Treasure recovered from Atlantic shipwreck
Silver bullion worth millions of pounds has been recovered from a shipwreck three miles beneath the Atlantic Ocean off the Irish coast.
The 1,203 bars of silver, weighing 1.4 million ounces, were recovered from the wreck of the SS Gairsoppa which was torpedoed by a German submarine during World War II.
The 412-foot steel-hulled British cargo steamship had been enlisted by the government's Ministry of War Transport.
The vessel was holed during the U-boat attack in February 1941 and sank 300 miles south-west of the Galway coast as it sailed for India.
Eighty-five British and Indian crew members were on board the merchant ship when it was struck.
As the crew abandoned the stricken vessel, they came under machine-gun fire from the submarine.

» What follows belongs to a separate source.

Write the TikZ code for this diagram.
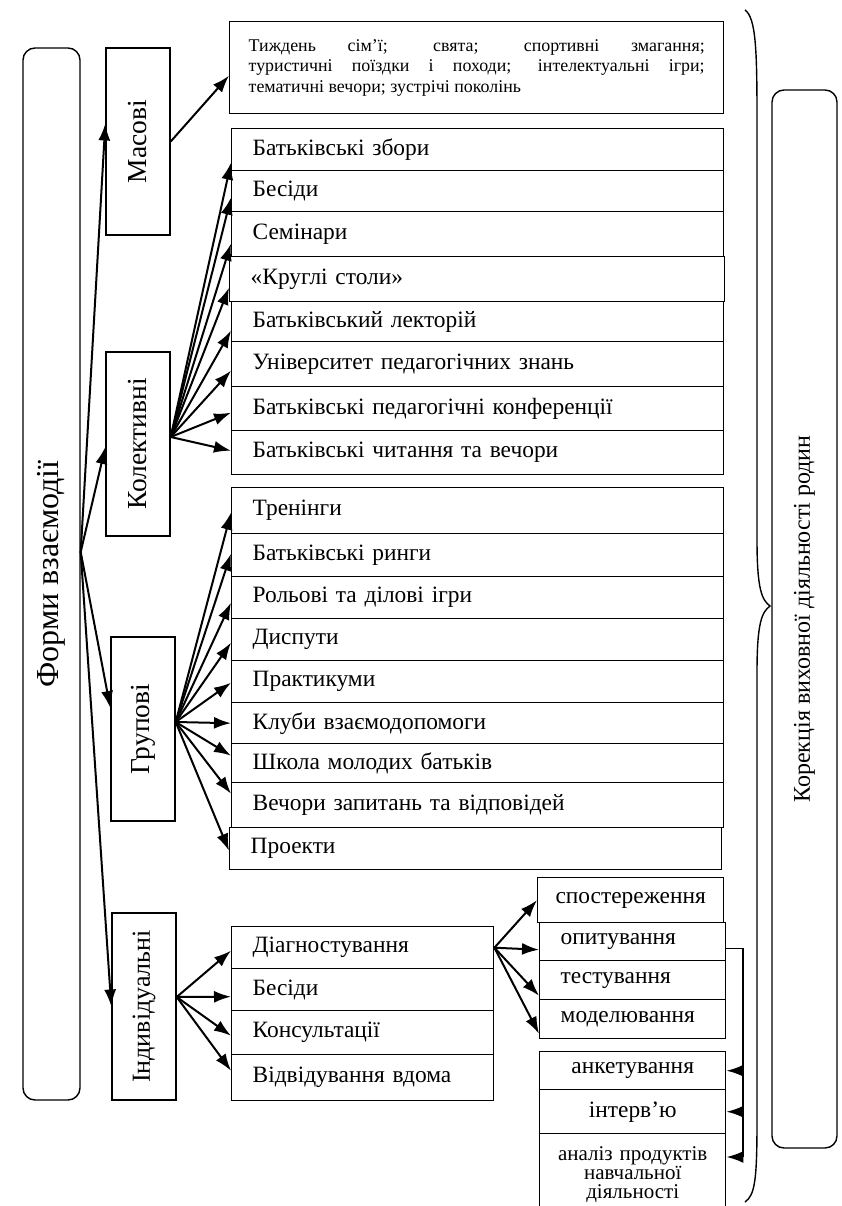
\documentclass[tikz,border=0pt]{standalone}
\usepackage{fontspec}
\setmainfont{Liberation Serif}
\usetikzlibrary{arrows.meta}

\begin{document}
\begin{tikzpicture}[x=1pt,y=-1pt,>={Latex[length=17pt,width=12pt]},
    lst/.style={draw,line width=1.4pt,anchor=north west,inner xsep=21pt,inner ysep=0pt,
      font=\fontsize{23.4}{28}\selectfont,align=left},
    biglst/.style={lst,text width=450pt},
    midlst/.style={lst,text width=220pt},
    sublst/.style={lst,text width=144pt},
    subc/.style={lst,inner xsep=8pt,text width=170pt,align=center},
    side/.style={draw,line width=1.4pt},
    frame/.style={draw,line width=1.4pt,rounded corners=12pt},
    arr/.style={->,line width=2pt}]
\tikzstyle{vlabel}=[rotate=90,font=\fontsize{27.5}{30}\selectfont]

	\useasboundingbox (0,0) rectangle (841,1206);

	% main frames
	\node[frame,minimum width=57pt,minimum height=1052pt,
		label={[vlabel,font=\fontsize{32}{36}\selectfont]center:Форми взаємодії}] (forms) at (51.5,574) {};
	\node[frame,minimum width=65pt,minimum height=1058pt,
		label={[vlabel,font=\fontsize{24}{28}\selectfont]center:Корекція виховної діяльності родин}] (korr) at (804.5,619) {};

	% kinds of forms
	\node[side,minimum width=64pt,minimum height=187pt,label={[vlabel]center:Масові}] (mas) at (138,141.5) {};
	\node[side,minimum width=64pt,minimum height=184pt,label={[vlabel]center:Колективні}] (kol) at (138,444) {};
	\node[side,minimum width=64pt,minimum height=184pt,label={[vlabel]center:Групові}] (grp) at (143,729) {};
	\node[side,minimum width=64pt,minimum height=187pt,label={[vlabel,font=\fontsize{26}{30}\selectfont]center:Індивідуальні}] (ind) at (144,1006.5) {};

	% mass forms
	\node[draw,line width=1.4pt,anchor=north west,minimum height=92pt,text width=456pt,inner xsep=19pt,
		align=justify,font=\fontsize{17.9}{20.5}\selectfont] (mtext) at (229,21)
		{Тиждень сім’ї; свята; спортивні змагання;\linebreak туристичні поїздки і походи; інтелектуальні ігри;\linebreak тематичні вечори; зустрічі поколінь};

	% collective forms
	\node[biglst,minimum height=42pt] (kz1) at (231,128) {Батьківські збори};
	\node[biglst,minimum height=41pt] (kz2) at (231,170) {Бесіди};
	\node[biglst,minimum height=45pt] (kz3) at (231,211) {Семінари};
	\node[biglst,minimum height=45pt,text width=453pt] (kz4) at (229,256) {«Круглі столи»};
	\node[biglst,minimum height=40pt] (kz5) at (231,301) {Батьківський лекторій};
	\node[biglst,minimum height=45pt] (kz6) at (231,341) {Університет педагогічних знань};
	\node[biglst,minimum height=44pt] (kz7) at (231,386) {Батьківські педагогічні конференції};
	\node[biglst,minimum height=44pt] (kz8) at (231,430) {Батьківські читання та вечори};

	% group forms
	\node[biglst,minimum height=46pt] (gr1) at (231,487) {Тренінги};
	\node[biglst,minimum height=43pt] (gr2) at (231,533) {Батьківські ринги};
	\node[biglst,minimum height=42pt] (gr3) at (231,576) {Рольові та ділові ігри};
	\node[biglst,minimum height=42pt] (gr4) at (231,618) {Диспути};
	\node[biglst,minimum height=42pt] (gr5) at (231,660) {Практикуми};
	\node[biglst,minimum height=41pt] (gr6) at (231,702) {Клуби взаємодопомоги};
	\node[biglst,minimum height=39pt] (gr7) at (231,743) {Школа молодих батьків};
	\node[biglst,minimum height=45pt] (gr8) at (231,782) {Вечори запитань та відповідей};
	\node[biglst,minimum height=42pt] (gr9) at (229,827) {Проекти};

	% individual forms
	\node[midlst,minimum height=42pt] (in1) at (231,926) {Діагностування};
	\node[midlst,minimum height=42pt] (in2) at (231,968) {Бесіди};
	\node[midlst,minimum height=44pt] (in3) at (231,1010) {Консультації};
	\node[midlst,minimum height=46pt] (in4) at (231,1054) {Відвідування вдома};

	% diagnostics
	\node[subc,minimum height=45pt] (sp1) at (537,877) {спостереження};
	\node[sublst,minimum height=38pt] (sp2) at (539,922) {опитування};
	\node[sublst,minimum height=39pt] (sp3) at (539,960) {тестування};
	\node[sublst,minimum height=39pt] (sp4) at (539,999) {моделювання};

	\node[subc,minimum height=38pt] (an1) at (539,1051) {анкетування};
	\node[subc,minimum height=44pt] (an2) at (539,1089) {інтерв’ю};
	\node[subc,minimum height=82pt,font=\fontsize{21}{19}\selectfont] (an3) at (539,1133)
		{аналіз продуктів\\навчальної\\діяльності};

	% brace
	\draw[line width=1.4pt] (745,10) .. controls (756,18) and (757,50) .. (757,120) -- (757,540)
		.. controls (757,590) and (762,600) .. (770,606) .. controls (762,612) and (757,622) .. (757,672)
		-- (757,1120) .. controls (757,1180) and (755,1195) .. (745,1202);

	% connectors
	\coordinate (fork) at ([yshift=22pt]forms.east);
	\coordinate (kfork) at ([yshift=7pt]kol.east);
	\coordinate (gfork) at ([yshift=7pt]grp.east);
	\coordinate (ifork) at ([yshift=9.5pt]ind.east);
	\coordinate (bus) at (743,1157);

	\path[arr]
		(fork) edge ([yshift=18pt]mas.west)
		(fork) edge ([yshift=-3pt]kol.west)
		(fork) edge ([yshift=21pt]grp.west)
		(fork) edge (ind.west)
		(mas.east) edge ([yshift=-8pt]mtext.west);

	\path[arr]
		(kfork) edge ([yshift=-13pt]kz1.west)
		(kfork) edge ([yshift=-6.5pt]kz2.west)
		(kfork) edge ([yshift=-9.5pt]kz3.west)
		(kfork) edge ([yshift=-8.5pt]kz4.west)
		(kfork) edge ([yshift=-9pt]kz5.west)
		(kfork) edge ([yshift=-6.5pt]kz6.west)
		(kfork) edge ([yshift=-4pt]kz7.west)
		(kfork) edge ([yshift=2pt]kz8.west);

	\path[arr]
		(gfork) edge ([yshift=-2pt]gr1.west)
		(gfork) edge ([yshift=1.5pt]gr2.west)
		(gfork) edge ([yshift=-5pt]gr3.west)
		(gfork) edge ([yshift=-3pt]gr4.west)
		(gfork) edge ([yshift=-1pt]gr5.west)
		(gfork) edge (gr6.west)
		(gfork) edge ([yshift=7.5pt]gr7.west)
		(gfork) edge ([yshift=11.5pt]gr8.west)
		(gfork) edge ([yshift=-2pt]gr9.west);

	\path[arr]
		(ifork) edge ([yshift=-3pt]in1.west)
		(ifork) edge ([yshift=-7pt]in2.west)
		(ifork) edge ([yshift=-3pt]in3.west)
		(ifork) edge ([yshift=7pt]in4.west);

	\path[arr]
		(in1.east) edge (sp1.west)
		(in1.east) edge ([yshift=-8pt]sp2.west)
		(in1.east) edge ([yshift=-15.5pt]sp3.west)
		(in1.east) edge ([yshift=-14.5pt]sp4.west);

	\draw[line width=1.2pt] ([yshift=-7pt]sp2.east) -| (bus);
	\path[arr]
		(bus |- an1.east) edge (an1.east)
		(bus |- an2.east) edge (an2.east)
		(bus) edge (an3.east |- bus);
\end{tikzpicture}
\end{document}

The sole survivor, Second Officer R H. Ayres, reached safety after 13 days in a lifeboat.
Odyssey Marine Exploration, the company which recovered the silver earlier this month, said the haul represented about 43% of the Gairsoppa's insured cargo of precious metal.
The silver has been transported to a secure location in the United Kingdom.
The operation by the Florida-based company broke records for the deepest and heaviest recovery of precious metals from a shipwreck.
Insurance on the silver, valued at £325,000 in 1941, was made by the government to the owner, allowing the state to claim any recovered bullion.
Odyssey said insurance company sources believe that silver cargo worth £600,000, in 1941 values, may have been lost that year.
The company now intends to launch a second operation to recover an estimated 600,000 ounces of insured silver believed to be on the wreck of another ship, the SS Mantola, 100 miles from the first wreck.
Both sites were identified last summer.
Odyssey chief executive Gregg Stemm said the Gairsoppa silver recovery, in international waters, was a complex operation.
"Our capacity to conduct precision cuts and successfully complete the surgical removal of bullion from secure areas on the ship demonstrates our capabilities to undertake complicated tasks in the very deep ocean," he said.
"This technology will be applicable to other modern shipwreck projects currently being scheduled as well as our deep ocean mineral exploration activities."